I thought I wanted to shoot this in the mountain. I was in love with the mountain for twenty years, but when I came with the camera, it wasn’t working. So I went with my intuition and decided to use the landscape. I decided to work with the landscape in a non-realistic way, but rather in an expressionist away. And this is why I decided to go to the painters. I wanted to convey the feeling of the landscape, and a realistic portrait of it. So the question was how the camera could mediate the landscape and a strong atmosphere. When the course of the film takes on a crazier direction, and the characters go into a darker zone, the landscape begins to speak more. I tried to work the landscape as another kind of truth, another kind of emotion, and convey a landscape that doesn’t give you a sense of freedom. A landscape that can make you feel like in jail, be it a mental kind of jail, or a physical kind of jail. I sought to shoot the landscape in a claustrophobic way and make the viewer or the spectator feel estranged in nature.
Can you speak a bit about the monster? Is the monster inside of a character?
We have a masculine monster… but it has a vagina too. What does it represent? I hope we have different opinions. But with the predominate political correctness of our time, we’ll see. Is the masculine monster a representation of toxic masculinity? Men are shit, and girls are victims? I don’t agree. Actually, it would be great if a very radical feminist wrote about the film.

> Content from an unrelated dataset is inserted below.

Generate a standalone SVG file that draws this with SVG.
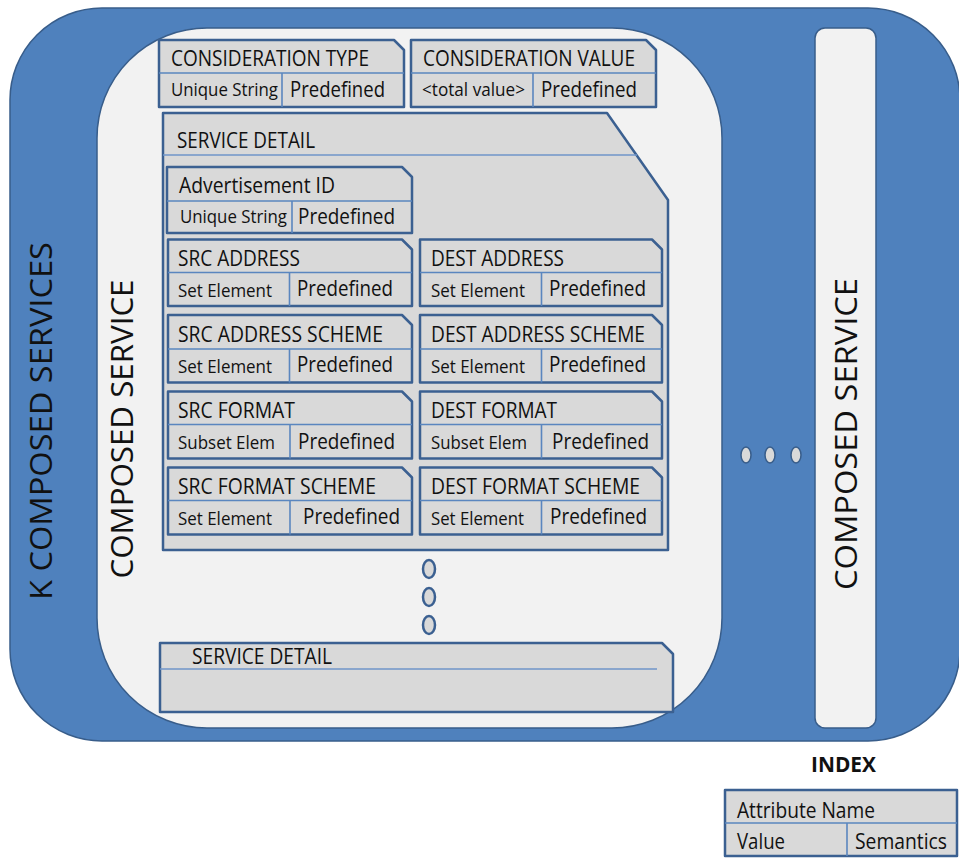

It also goes back to a teenage idea to make a film with a monster. I didn’t want to use the monster as a symbolic element to portray the devilishness of the world etc. because the monster has others parts and levels of representation… I was trying not to be so metaphoric, so I decided to work in a very limited way with the monster. In a time when you make everything completely digital and more realistic depending on the time and the budget. I decided to work with an analogical monster and work with real materials, an actor and different techniques that go back to the dawn of cinema, in order to make the spectator to believe in a way. And to make the spectator accept that they are dealing with fantasy as well as the real thing. I tried to work with the old-school monster that I liked when I was a fan of classical monster films. So it was a pleasure as a film-maker, and maybe felt like a present to the teenager I was when I started getting into films.